Renault was known in the old days, as France’s “social laboratory”. The carmaker’s powerful unions and state ownership guaranteed high pay, generous benefits, and short working weeks, occasionally interrupted by legendary strikes. Then globalisation, privatisation and a five-year slump in European car sales made the lab’s experiment unaffordable.
In the latest of a long line of restructuring decisions, Renault has announced that it plans to cut 7,500 jobs, or 14 per cent of its French workforce, by 2016. It hopes to achieve this without compulsory redundancies, as long as the company’s still-powerful unions agree on a productivity boost. French pride will be hurt, as the announcement comes two months after a decision to create more than 1,000 jobs in neighbouring Spain — a sign that the reforms in the Euro zone’s so-called “periphery” are beginning to work.
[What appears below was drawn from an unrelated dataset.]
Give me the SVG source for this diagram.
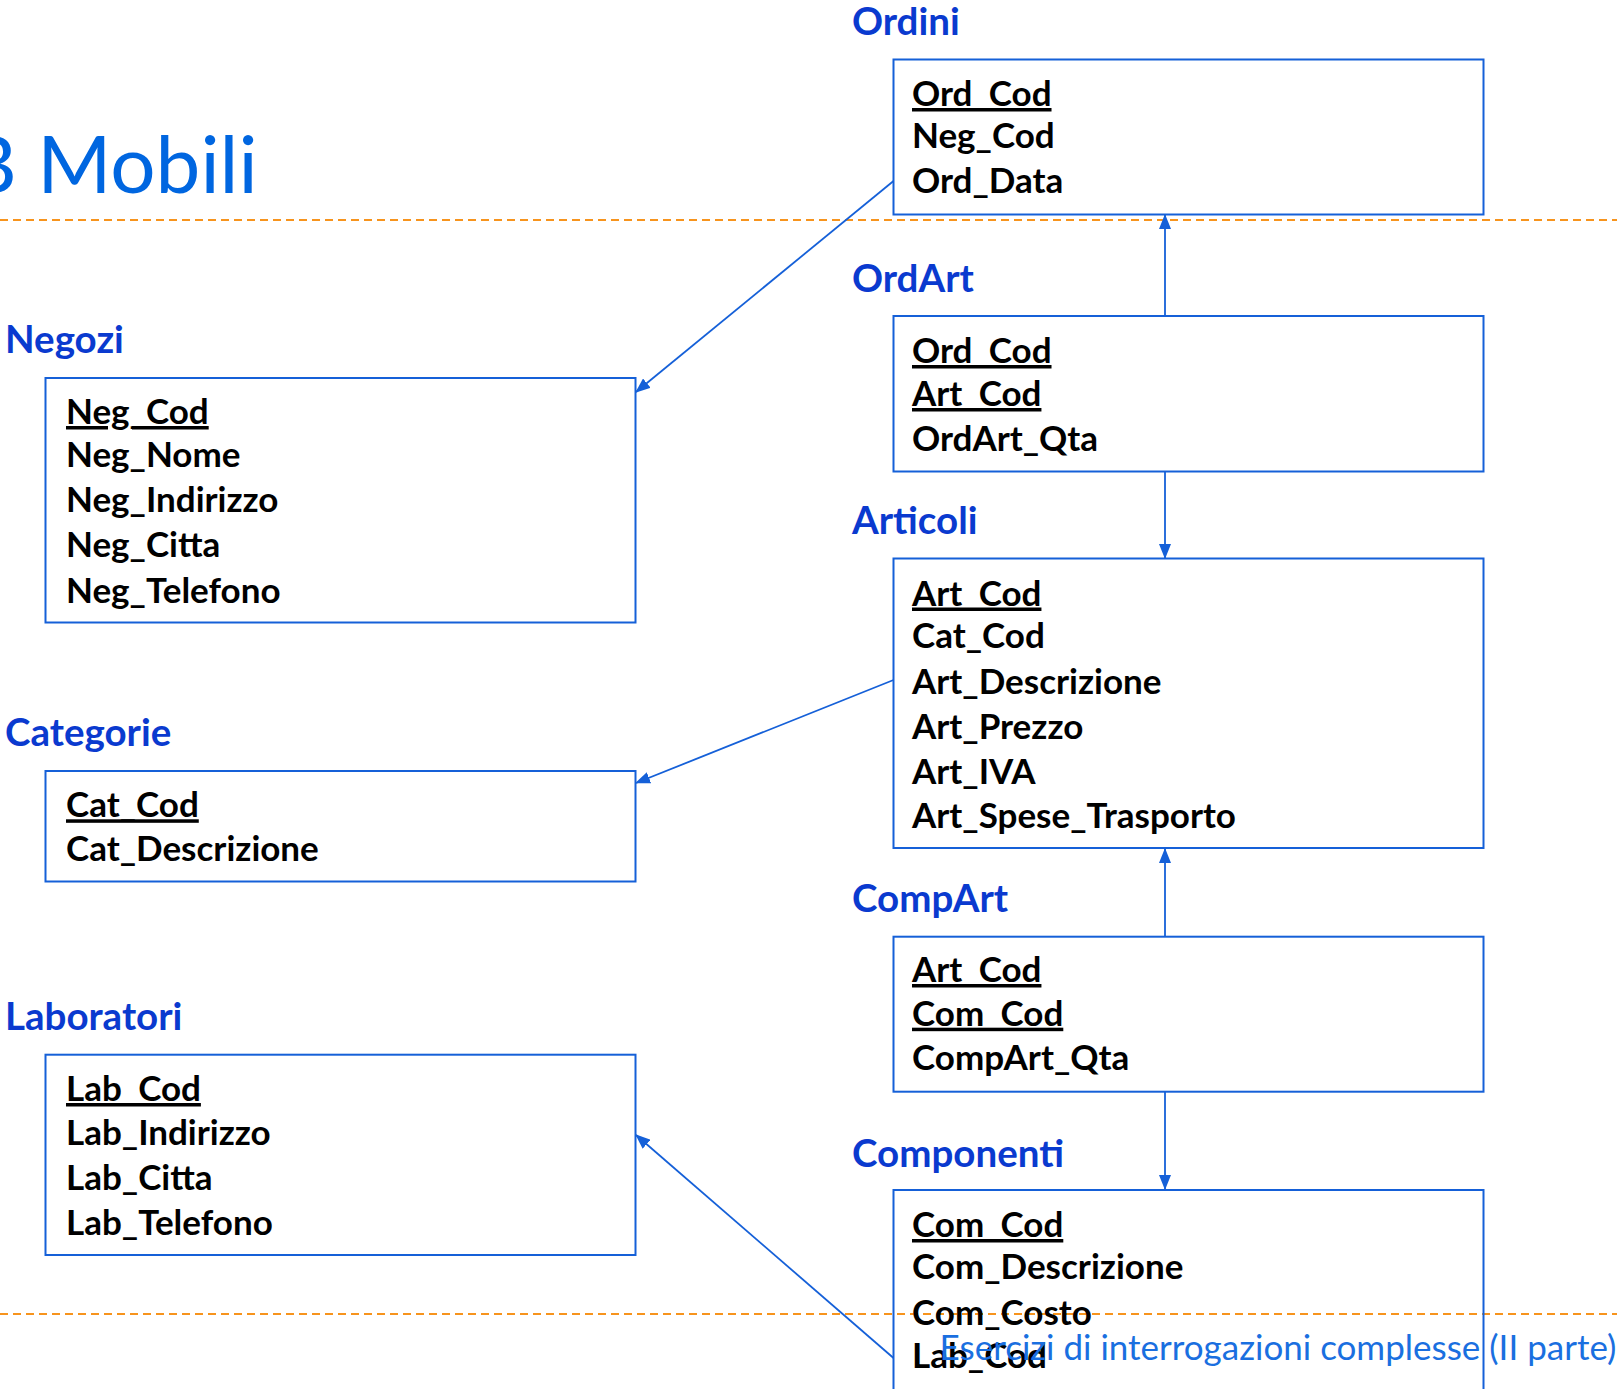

The French government has so far refrained from commenting on Renault’s latest decision. That silence comes as a welcome surprise in a country still fixated on the idea that industry expresses economic might. Renault’s competitor Peugeot, which is closing a plant in France, and steelmaker Arcelor-Mittal, briefly threatened with possible state takeover because it is shutting a money-losing mill, weren’t as lucky.
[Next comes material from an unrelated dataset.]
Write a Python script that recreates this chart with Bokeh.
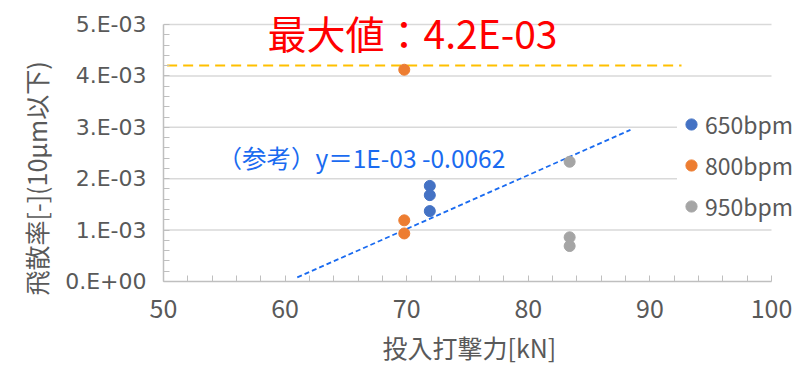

François Hollande, the French president, has recognised there’s a problem with French competitiveness and is trying to address it, albeit timidly. A recently signed agreement between unions and employers’ representatives opens the way for some labour market liberalisation. Yet, the government has shown more interest in preserving the current industrial fabric — and less in fostering a welcoming climate where high-value services, for example, would thrive. France shouldn’t obsess about keeping the jobs of the past but try to create those of the future. Or its social labs will become museums.